And have been away for a while. Been a little busy and crazy between The Seven and a few side projects.
I've been taking some time and getting back to my roots-in magic. I spent some time a few weeks ago back at my old high school, just outside of Philly, teaching some students some basics of magic. They are doing a production of "A Midsummer Night's Dream" and wanted to have the faeries be able to do some magic.
It was a blast and fun seeing my former teacher and catch up with her. It made me realize a few things that I learned early on that I definitely take for granted. Two in particular stick out for me:
1.) Early on, I learned that the basic difference between good magic and bad magic is very very simple and not complicated at all. It all comes down to movement.
If you move during a trick like you move when you are NOT doing a trick, it completely masks the technique. It is truly magic. If you do something disparate from your traditional "movement set", it sticks out like a sore thumb and even if the audience doesn't know HOW you did it they know that you DID. It breaks that very fragile illusion.
One of the the prettiest routines I've seen in a long time is by Homer Liwag...and I promise, it looks as good or better in person:
But all of the moves and movements are consistent. I won't call anyone out as being bad, but you know it when you see it. If someone inexperienced tries to vanish a coin, the gesture doesn't look natural.
This is a long way of saying, it was interesting trying to get a room full of teenagers to become self aware of their movements and how they act. We take it for granted...take some time and think and observe how you move and how other people move. It's more interesting than you think.
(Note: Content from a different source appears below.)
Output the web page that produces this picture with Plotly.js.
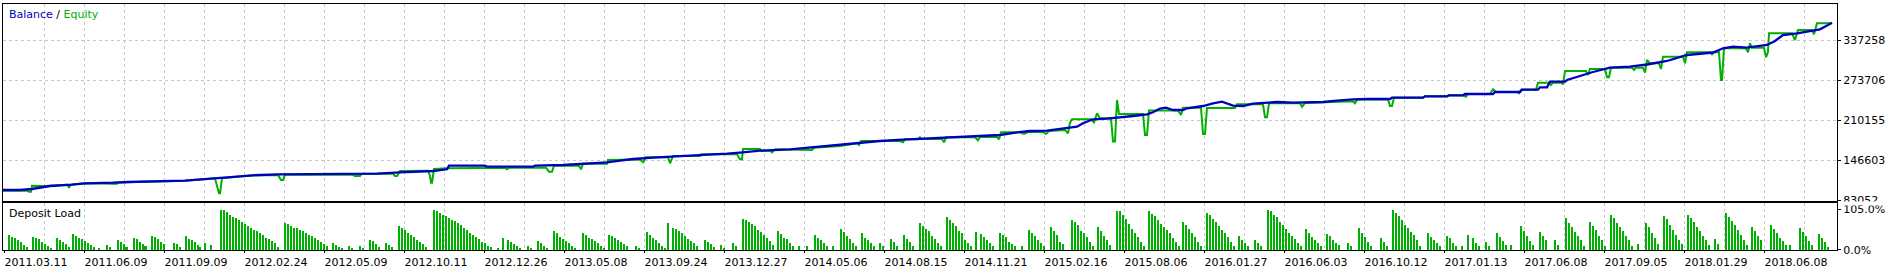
<!DOCTYPE html>
<html><head><meta charset="utf-8">
<script src="https://cdn.plot.ly/plotly-3.0.1.min.js"></script>
<style>html,body{margin:0;padding:0;background:#fff;overflow:hidden}#chart{width:1889px;height:267px}</style>
</head><body><div id="chart"></div>
<script>
// deal index (x position along the test) and account values
const balanceDeal = [3,20,32,42,50,72,85,113,128,185,198,220,237,253,277,353,377,400,433,447,449,485,487,533,535,563,583,607,620,633,653,687,713,727,743,760,790,807,827,840,860,880,903,920,945,1000,1017,1030,1047,1063,1077,1083,1093,1107,1120,1133,1147,1153,1160,1166,1173,1183,1187,1203,1213,1222,1233,1243,1253,1267,1277,1293,1307,1323,1337,1353,1367,1390,1392,1423,1425,1447,1449,1463,1465,1493,1495,1520,1522,1538,1540,1547,1550,1565,1567,1573,1593,1610,1630,1647,1667,1687,1713,1723,1733,1747,1767,1775,1783,1797,1807,1820,1828,1832];
const balanceValue = [99734,99734,101323,103389,106090,108155,110379,111333,112445,114510,116099,118323,120865,123090,124679,124679,125632,127856,129922,132623,138342,138342,136753,136753,138342,139454,141520,143744,146286,148987,151053,153754,155342,157408,159632,162174,164399,166941,169642,172343,174885,177586,179651,180763,183464,187118,191408,193474,193950,197763,200305,205707,212063,213016,215717,217306,220007,223184,229222,230493,226838,226838,229539,233194,237483,240025,233670,233194,236848,237960,239549,238437,238437,239549,241614,243839,244315,244315,246381,246381,248605,248605,250194,250194,252259,252259,255437,255437,259091,259091,262904,262904,271801,271801,274502,277680,287213,294045,295633,299129,304690,314222,318194,324867,327409,325821,330110,336466,345998,348699,351559,355055,361886,365541];

const equityDeal = [3,28,29,31,32,42,45,67,69,71,85,113,117,118,131,133,185,198,215,217,219,220,222,237,253,278,281,283,285,353,355,360,362,393,395,397,399,400,428,430,431,432,434,447,505,507,509,546,549,552,554,579,581,583,607,608,640,643,646,668,670,673,700,701,737,740,742,743,760,761,770,772,775,810,812,814,840,857,859,861,900,903,905,918,920,922,942,944,946,975,978,980,997,999,1001,1020,1024,1028,1043,1046,1049,1065,1068,1070,1072,1091,1094,1097,1100,1111,1113,1115,1117,1119,1143,1145,1147,1149,1178,1181,1183,1201,1203,1205,1207,1235,1237,1263,1265,1267,1269,1300,1302,1305,1353,1355,1357,1388,1390,1392,1394,1423,1425,1447,1449,1463,1466,1468,1490,1493,1496,1517,1519,1521,1536,1538,1549,1551,1553,1561,1563,1565,1586,1588,1590,1605,1607,1609,1611,1632,1634,1636,1643,1645,1647,1650,1659,1661,1663,1683,1685,1687,1710,1712,1714,1719,1720,1721,1722,1724,1746,1748,1750,1752,1764,1766,1768,1769,1792,1795,1798,1812,1814,1817,1832];
const equityValue = [98622,98622,97033,97033,106566,106566,106090,108155,104024,108155,110379,109744,109744,111333,111333,112445,114510,116099,118323,106090,94491,94491,118323,120865,123090,123566,115622,115622,123884,123884,121978,121978,125632,125632,121978,121978,127856,129922,130398,121978,111333,111333,133099,134211,135165,132623,135165,135165,128809,128809,138342,138342,132623,141520,141520,147398,148193,143744,151688,151688,142155,153754,153754,156455,156455,148511,148511,164875,164875,162174,162174,159632,164399,164399,163286,166941,169642,173931,171230,177586,177586,175520,180287,180287,183464,180763,180763,175520,183464,183464,178698,183941,183941,180287,191408,191408,188707,191885,191885,188707,193474,195062,189819,206661,212063,212063,207296,221595,213651,213651,176791,176791,242726,220483,220483,187118,187118,226044,226044,218894,230493,230493,188707,188707,230016,230016,235895,235895,215240,215240,237483,237483,232081,237960,240661,237483,243521,243521,233194,233194,246381,246381,248605,248605,250194,250194,247969,252259,252259,259727,255437,255437,253371,259091,259091,270213,270213,266558,270213,270213,267671,288802,288802,282446,291979,291979,278792,278792,294045,294045,290390,294045,294045,286101,306278,301035,301035,291979,311521,311521,301035,318512,318512,315335,318512,318512,298334,274502,274502,324867,324867,318512,332811,325821,325821,310568,318989,348699,348699,338054,353942,353942,347111,364587,364587];

// deposit load: each run starts at a deal index, one bar every 3 deals (percent)
const loadRunStart = [8,32,56,72,98,106,117,125,133,143,151,163,173,185,199,204,210,220,284,332,348,359,369,385,398,433,497,502,507,527,537,553,582,608,635,646,667,672,704,720,732,742,777,798,806,814,832,840,861,879,890,903,919,946,975,980,999,1021,1028,1050,1071,1097,1116,1148,1182,1206,1238,1254,1267,1305,1326,1347,1358,1380,1392,1427,1446,1461,1467,1472,1485,1496,1510,1520,1539,1554,1565,1589,1610,1637,1645,1663,1687,1714,1725,1751,1770,1789,1799,1818];
const loadRunPct = [
 [39,35,30,26,20,13,9],[34,32,28,22,16,10,6],[30,26,20,15,9],[42,37,32,29,24,17,12,7],[5],[12,7],[26,22,15,7],[7],[31,28,21,15,10],[10],
 [36,33,28,22,16],[12],[18,15,8],[36,29,25,21,14],[7],[17],[12],
 [105,103,98,92,85,82,77,73,67,61,57,53,49,44,38,32,28,23,17,9],
 [69,67,62,58,56,51,48,44,40,36,32,27,22,16,10],[18,13,9,5],[10,6],[10,6],[26,23,15,7],[18,14,7],[61,57,51,44,38,34,27,21,15,9],
 [105,102,97,92,87,82,78,75,70,64,58,51,44,40,34,29,22,17,10,7],
 [5],[31],[26,20,15,10,5],[10,5],[23,19,11,4],[49,44,34,29,24,17,10,6],[44,40,32,28,23,17,10,5],[40,36,32,26,20,15,10],[11,5],
 [46,38,32,26,17,10,5],[69],[58,55,49,43,36,29,24,17,10],[26,20,15,9],[12,5],[17,10],
 [81,79,73,67,61,53,47,38,32,24,12],[49,41,32,28,17,10],[10],[10],[40,32,26,19,10],[10],[54,46,36,28,17,10],[44,32,26,17,10],[17,10],[28,20,10],[38,28,20,10],
 [70,62,55,49,37,28,19,10],[85,77,71,61,50,43,26,19,10],[47],[41,34,26,19,10],[44,40,33,21,15,10],[10],[51,43,36,26,19,10],[59,49,38,21,15],
 [79,73,64,49,43,34,21,10],[59,49,37,26,13],[102,102,92,81,68,55,44,34,21,10],[100,94,87,77,68,60,51,43,30,21,10],[72,64,55,43,34,21,10],
 [97,92,80,72,62,53,43,34,21,10],[36,27,19,10],[26,19,10],[105,102,90,85,73,64,55,45,37,28,19,10],[54,45,34,26,17,10],[41,36,27,19,13],[19,10],
 [57,45,34,21,10],[32,21,10],[105,96,87,77,66,57,47,38,26,10],[43,34,27,17,10],[36,30,17,10],[10],[38],[30,19,10],[20,10],[44,34,24,13],[13],
 [61,49,36,24,13],[47,36,26],[26,13],[83,70,60,47,36,26,10],[72,61,51,36,26,10],[92,83,70,60,49,36,26,10],[15],[70,60,43,30,15],
 [87,80,64,51,38,27,15],[92,83,72,60,49,36,26,13],[28,15],[97,85,75,64,51,38,26,13],[59,49,36,26],[64,55,44,32,23,13],[13],[57,47,36,23,13],[42,32,20,9]
];

const dateLabels = ['2011.03.11','2011.06.09','2011.09.09','2012.02.24','2012.05.09','2012.10.11','2012.12.26','2013.05.08','2013.09.24','2013.12.27','2014.05.06','2014.08.15','2014.11.21','2015.02.16','2015.08.06','2016.01.27','2016.06.03','2016.10.12','2017.01.13','2017.06.08','2017.09.05','2018.01.29','2018.06.08'];
const valueTicks = [83052,146603,210155,273706,337258];
const loadTicks = [0,105];
const loadTickText = ['0.0%','105.0%'];

const loadX = [], loadY = [];
loadRunStart.forEach((s, r) => loadRunPct[r].forEach((v, i) => { loadX.push(s + 3 * i); loadY.push(v); }));
const dateTickPos = dateLabels.map((_, i) => 4 + 80 * i);

const BLUE = '#0000C0', GREEN = '#00B000', GRID = '#c8c8c8';
const FONT = {family: 'DejaVu Sans', size: 11, color: '#000'};

const traces = [
  {type: 'scatter', mode: 'lines', x: equityDeal, y: equityValue, line: {color: GREEN, width: 2}, xaxis: 'x', yaxis: 'y', hoverinfo: 'skip'},
  {type: 'scatter', mode: 'lines', x: balanceDeal, y: balanceValue, line: {color: BLUE, width: 2.3}, xaxis: 'x', yaxis: 'y', hoverinfo: 'skip'},
  {type: 'bar', x: loadX, y: loadY, width: 2, offset: 0, marker: {color: GREEN, line: {width: 0}}, xaxis: 'x2', yaxis: 'y2', hoverinfo: 'skip'},
  {type: 'scatter', mode: 'markers', x: [null], y: [null], xaxis: 'x3', yaxis: 'y2', hoverinfo: 'skip'}
];

const gridX = {tickmode: 'linear', tick0: 44, dtick: 40, showgrid: true, gridcolor: GRID, griddash: '3px,3px', gridwidth: 1,
  showticklabels: false, ticks: '', showline: true, linecolor: '#000', linewidth: 1, mirror: true, zeroline: false, range: [3, 1837], fixedrange: true};

const layout = {
  width: 1889, height: 267, margin: {l: 3, r: 52, t: 4, b: 17, pad: 0},
  paper_bgcolor: '#fff', plot_bgcolor: '#fff', showlegend: false, bargap: 0, font: FONT,
  xaxis: Object.assign({}, gridX, {domain: [0, 1], anchor: 'y'}),
  xaxis2: Object.assign({}, gridX, {domain: [0, 1], anchor: 'y2'}),
  xaxis3: {overlaying: 'x2', anchor: 'y2', side: 'bottom', range: [3, 1837], tickmode: 'array', tickvals: dateTickPos, ticktext: dateLabels,
    ticks: 'outside', ticklen: 2, tickcolor: '#000', ticklabelshift: 32, showgrid: false, showline: false, zeroline: false, tickfont: FONT, fixedrange: true},
  yaxis: {domain: [0.2012, 1], anchor: 'x', side: 'right', range: [83052, 395251], tickmode: 'array', tickvals: valueTicks, ticktext: valueTicks.map(String),
    ticks: 'outside', ticklen: 3, tickcolor: '#000', showgrid: true, gridcolor: GRID, griddash: '3px,3px', gridwidth: 1,
    showline: true, linecolor: '#000', linewidth: 1, mirror: true, zeroline: false, tickfont: FONT, fixedrange: true},
  yaxis2: {domain: [0, 0.1911], anchor: 'x2', side: 'right', range: [0, 122], tickmode: 'array', tickvals: loadTicks, ticktext: loadTickText,
    ticks: 'outside', ticklen: 3, tickcolor: '#000', showgrid: false, showline: true, linecolor: '#000', linewidth: 1, mirror: true, zeroline: false, tickfont: FONT, fixedrange: true},
  annotations: [
    {xref: 'paper', yref: 'paper', x: 0.0027, y: 0.957, xanchor: 'left', yanchor: 'middle', showarrow: false, borderpad: 0,
     text: '<span style="color:' + BLUE + '">Balance</span> / <span style="color:' + GREEN + '">Equity</span>', font: FONT},
    {xref: 'paper', yref: 'paper', x: 0.0027, y: 0.1504, xanchor: 'left', yanchor: 'middle', showarrow: false, borderpad: 0,
     text: 'Deposit Load', font: FONT}
  ],
  shapes: [
    {type: 'rect', xref: 'paper', yref: 'paper', x0: 1.0012, x1: 1.0284, y0: 0.1809, y1: 0.1972, fillcolor: '#fff', line: {width: 0}, layer: 'above'}
  ]
};

Plotly.newPlot('chart', traces, layout, {staticPlot: true, displayModeBar: false});
</script>
</body></html>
2.)Magic is boring. Well, that's a bit of a fib. The secret is boring. One of my favorite tricks is one of the oldest and one of the simplest. I have you pick a card and rather than find it, it's under my beer that's been there the whole time.
Check out an absolute pro doing his version of it:
It's beautiful in it's simplicity...and I'll do it and people will hound you to tell them how to do it... everyone's inner child nursing that tiniest flame of hope that you'll lean over, and whisper in their ear, "It's real magic" and for it to be true.
You want me to tell you? You really do? For it to work, and REALLY fool you, to be really enjoyable, even I have to believe that it's real magic a little.
I let my hands do it.
I'll talk, I'll chat, but my hands do the magic.
Wait, you mean you want to know the actual MECHANICS?
I promise, you don't. (Now you want to know even MORE don't you?)
Stop here if you don't want to know. I will tell you and you will be disappointed.
I have you pick a card. Then, when you're not looking, I take it out of the deck and put it under my drink. It's a tad more complicated than that, but that's technique. You can find the two basic moves you need to do this is any magic book at your local bookstore: a control and a palm.
It's easy to learn, but it's a trick that takes forever to do well...but the secret is boring. You want to make a coin disappear? Pretend to put it in your other hand.
How do you play a piano? You hit the keys.
How do you light a show? Point some lights.
How do you play a guitar? Strum some strings.
Really? As magical as anything looks, the technique, the fundamentals are pretty boring....
it's the person and the technique that makes the beauty happen. It's rare that the secret exceeds the effect.